On this page, I read about multiple ways to deal with multicollinearity. I determined that the last method suggested may be best for my purposes. I copied it below:
Treat the common variance as a separate variable and decontaminate each covariate by regressing them on the others and using the residuals. That is, analyze the common variance as a separate variable.
I do not know how to do it in SPSS or R. If someone could explain how to do it in SPSS or R, I'd appreciate it!
One approach that may be what the quote is talking about is to orthogonalize the covariates. You keep $x_1$ as it is then fit a regression model with $x_2$ as the response and $x1$ as the predictor variable and store the results, call this $x_2^*$, then fit another regression model with $x_3$ as the response and $x_1$ and $x_2^*$ as the predictors and store the residuals from this model, call this variable $x_3^*$, continue until you have done this with all the variables. These new variables will be orthogonal and not have any covariance problems, use them as the predictors in your final regression with $y$ as the response.
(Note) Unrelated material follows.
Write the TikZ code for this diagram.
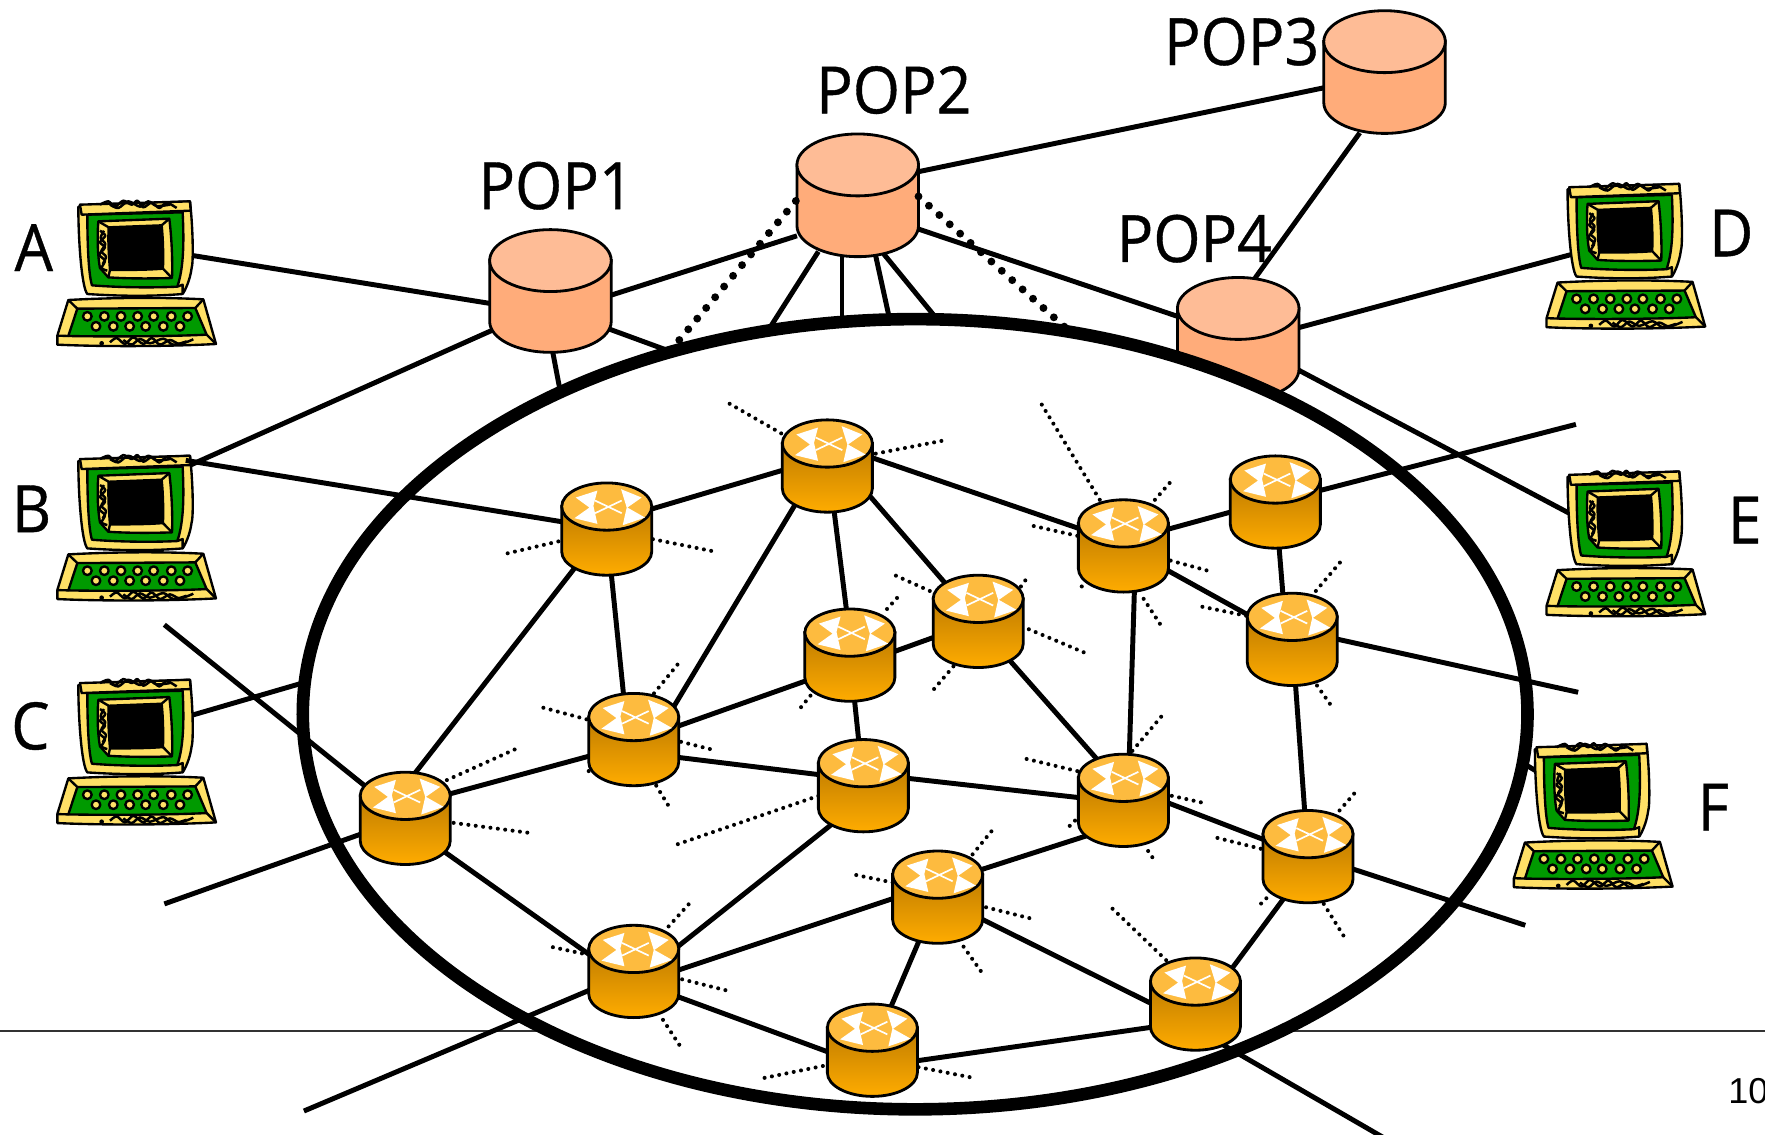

Note that the order of the $x$ variables become very important in this proceedure. The slope on $x_1$ is the effect of $x_1$ as if it had been the only thing in the model, the slope of $x_2^*$ is the effect of $x_2$ adjusting for $x_1$ but not any of the other variables, etc.
If you change the order of the $x$'s in the process then the interpretations will change as well.
If that is not what is being referred to (it sounds right based on the concept of decontaminate using regression and residuals, but I don't know what they mean by common variance) then we will need more detail, background to be able to help.